You should get something like,

openoverlcose

This is, of course, an Excel package regression output. It indicates that X Variable 1, which is the lagged growth in the closing prices, is highly significant as an explanatory variable, although the intercept or constant is not.

This equation explains about 21 percent of the variation in the growth data for the opening prices.

It also successfully predicts the direction of change of the opening price about 65 percent of the time, or considerably better than chance.

Not only that, but the two and three-period growth in the closing prices are successful predictors of the two and three-period growth in the opening prices.

And it probably is possible to improve the predictive performance of these equations by autocorrelation adjustments.

Comments

Why present the above example? Well, because I want to establish credibility on the point that there are clearly predictable aspects of stock prices, and ones you perhaps have not heard of heretofore.

The finance literature on stock market prediction and properties of stock market returns, not to mention volatility, is some of the most beautiful and complex technical literatures I know of.
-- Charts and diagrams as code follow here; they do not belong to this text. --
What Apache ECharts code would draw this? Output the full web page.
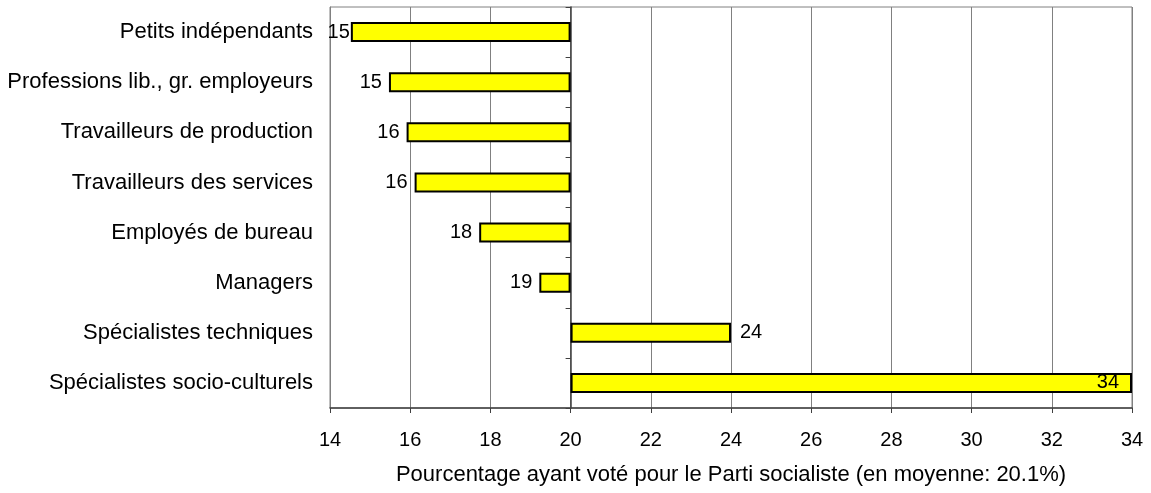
<!DOCTYPE html>
<html>
<head>
<meta charset="utf-8">
<script src="https://cdn.jsdelivr.net/npm/echarts@6/dist/echarts.min.js"></script>
<style>
    html, body { margin: 0; padding: 0; background: #fff; }
    #chart { width: 1151px; height: 493px; }
</style>
</head>
<body>
<div id="chart"></div>
<script>
    // data
    const categories = [
        'Petits indépendants',
        'Professions lib., gr. employeurs',
        'Travailleurs de production',
        'Travailleurs des services',
        'Employés de bureau',
        'Managers',
        'Spécialistes techniques',
        'Spécialistes socio-culturels'
    ]
    const values = [14.52, 15.47, 15.91, 16.11, 17.72, 19.22, 24.0, 34.0]
    const baseline = 20
    const xMin = 14
    const xMax = 34
    const xStep = 2
    const axisName = 'Pourcentage ayant voté pour le Parti socialiste (en moyenne: 20.1%)'

    const W = 1151
    const gridLeft = 330, gridRight = 19, gridTop = 7, gridBottom = 85
    const plotW = W - gridLeft - gridRight
    const baseOffset = (baseline - xMin) / (xMax - xMin) * plotW

    const font = 'Liberation Sans, Arial, sans-serif'

    let hidden = values.map(v => Math.min(v, baseline))
    let shown = values.map((v, i) => {
        let pos = 'right', dist = 9
        if (v < baseline) { pos = 'left'; dist = i === 0 ? 1 : 7 }
        else if (v > 30) { pos = 'insideRight'; dist = 13 }
        return {
            value: Math.abs(v - baseline),
            label: { position: pos, distance: dist }
        }
    })

    let myChart = echarts.init(document.getElementById('chart'))
    let option = {
        animation: false,
        grid: {
            left: gridLeft, right: gridRight, top: gridTop, bottom: gridBottom,
            show: true, borderColor: '#808080', borderWidth: 1,
            containLabel: false, outerBoundsMode: 'none'
        },
        xAxis: {
            type: 'value',
            min: xMin, max: xMax, interval: xStep,
            name: axisName,
            nameLocation: 'middle',
            nameGap: 56,
            nameTextStyle: { fontFamily: font, fontSize: 22, color: '#000' },
            axisLine: { show: true, lineStyle: { color: '#404040', width: 1.5 } },
            axisTick: { show: true, length: 5, lineStyle: { color: '#404040' } },
            axisLabel: { margin: 22, fontFamily: font, fontSize: 20, color: '#000' },
            splitLine: { show: true, lineStyle: { color: '#808080', width: 1 } }
        },
        yAxis: [
            {
                type: 'category',
                data: categories,
                inverse: true,
                axisLine: { show: true, lineStyle: { color: '#808080' } },
                axisTick: { show: false },
                axisLabel: { margin: 17, fontFamily: font, fontSize: 22, color: '#000' },
                splitLine: { show: false }
            },
            {
                // the vertical line at the baseline with its ticks
                type: 'category',
                data: categories,
                inverse: true,
                position: 'left',
                offset: -baseOffset,
                axisLine: { show: true, onZero: false, lineStyle: { color: '#404040', width: 1.5 } },
                axisTick: { show: true, length: 5, lineStyle: { color: '#404040' } },
                axisLabel: { show: false },
                splitLine: { show: false }
            }
        ],
        series: [
            {
                name: 'base',
                type: 'bar',
                stack: 'a',
                barWidth: 20,
                silent: true,
                itemStyle: { color: 'transparent', borderWidth: 0 },
                data: hidden
            },
            {
                name: 'vote',
                type: 'bar',
                stack: 'a',
                barWidth: 20,
                itemStyle: { color: '#ffff00', borderColor: '#000', borderWidth: 2 },
                label: {
                    show: true,
                    fontFamily: font,
                    fontSize: 20,
                    color: '#000',
                    formatter: p => Math.round(values[p.dataIndex])
                },
                data: shown
            }
        ]
    }
    myChart.setOption(option)
</script>
</body>
</html>
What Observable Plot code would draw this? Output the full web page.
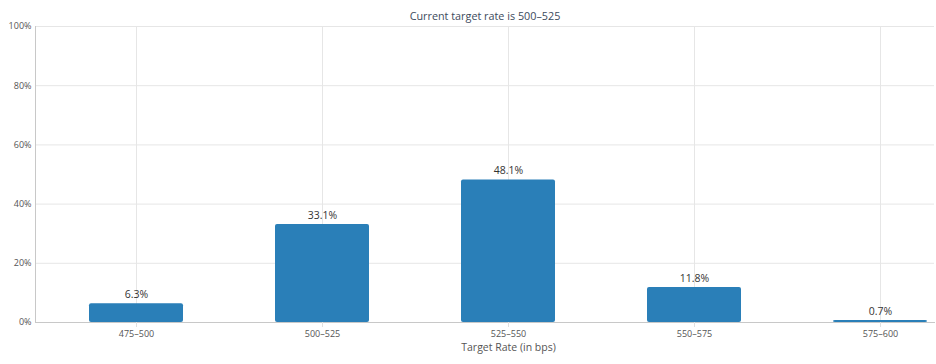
<!DOCTYPE html>
<html><head><meta charset="utf-8">
<script src="https://cdn.jsdelivr.net/npm/d3@7"></script>
<script src="https://cdn.jsdelivr.net/npm/@observablehq/plot@0.6"></script>
<style>body{margin:0;background:#fff}</style>
</head><body><div id="chart"></div>
<script>
const categories = ["475–500", "500–525", "525–550", "550–575", "575–600"];
const probabilities = [6.3, 33.1, 48.1, 11.8, 0.7];
const yTicks = [0, 20, 40, 60, 80, 100];
const title = "Current target rate is 500–525";
const xLabel = "Target Rate (in bps)";

const data = categories.map((c, i) => ({range: c, p: probabilities[i]}));

const chart = Plot.plot({
  width: 936, height: 364,
  marginLeft: 35, marginRight: 2, marginTop: 26, marginBottom: 42,
  style: {fontFamily: "'Open Sans', sans-serif", fontSize: "9px", color: "#555", background: "#fff"},
  x: {domain: categories, range: [35, 981], paddingInner: 0.495, paddingOuter: 0.29, axis: null},
  y: {domain: [0, 100], axis: null},
  marks: [
    Plot.gridY(yTicks, {stroke: "#e6e6e6", strokeOpacity: 1}),
    Plot.gridX(categories, {stroke: "#e6e6e6", strokeOpacity: 1}),
    Plot.barY(data, {x: "range", y: "p", fill: "#2a7fb8", rx: 2}),
    Plot.frame({anchor: "left", stroke: "#c8c8c8"}),
    Plot.frame({anchor: "bottom", stroke: "#c8c8c8"}),
    Plot.axisY(yTicks, {tickSize: 0, tickPadding: 4, tickFormat: d => d + "%", label: null, fill: "#555", fontSize: 9}),
    Plot.axisX({tickSize: 5, tickPadding: 3, stroke: "#e0e0e0", label: null, fill: "#555", fontSize: 9, letterSpacing: "0.2px"}),
    Plot.text(data, {x: "range", y: "p", text: d => d.p.toFixed(1) + "%", dy: -9, fontSize: 10.5, fill: "#333", letterSpacing: "0.5px"}),
    Plot.text([title], {frameAnchor: "top", dy: -14, fontSize: 10.8, fill: "#3c4a5c"}),
    Plot.text([xLabel], {x: () => categories[2], frameAnchor: "bottom", dy: 28, fontSize: 10.5, fill: "#555"})
  ]
});
document.getElementById("chart").append(chart);
</script>
</body></html>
But, still, I think new and important relationships can be discovered.

Whether this leads to profit-making is another question. And really, the standards have risen significantly in recent times, with program and high frequency trading possibly snatching profit opportunities from traders at the last microsecond.

So I think the more important point, from a policy standpoint if nothing else, may be whether it is possible to predict turning points – to predict broader movements of stock prices within which high frequency trading may be pushing the boundary.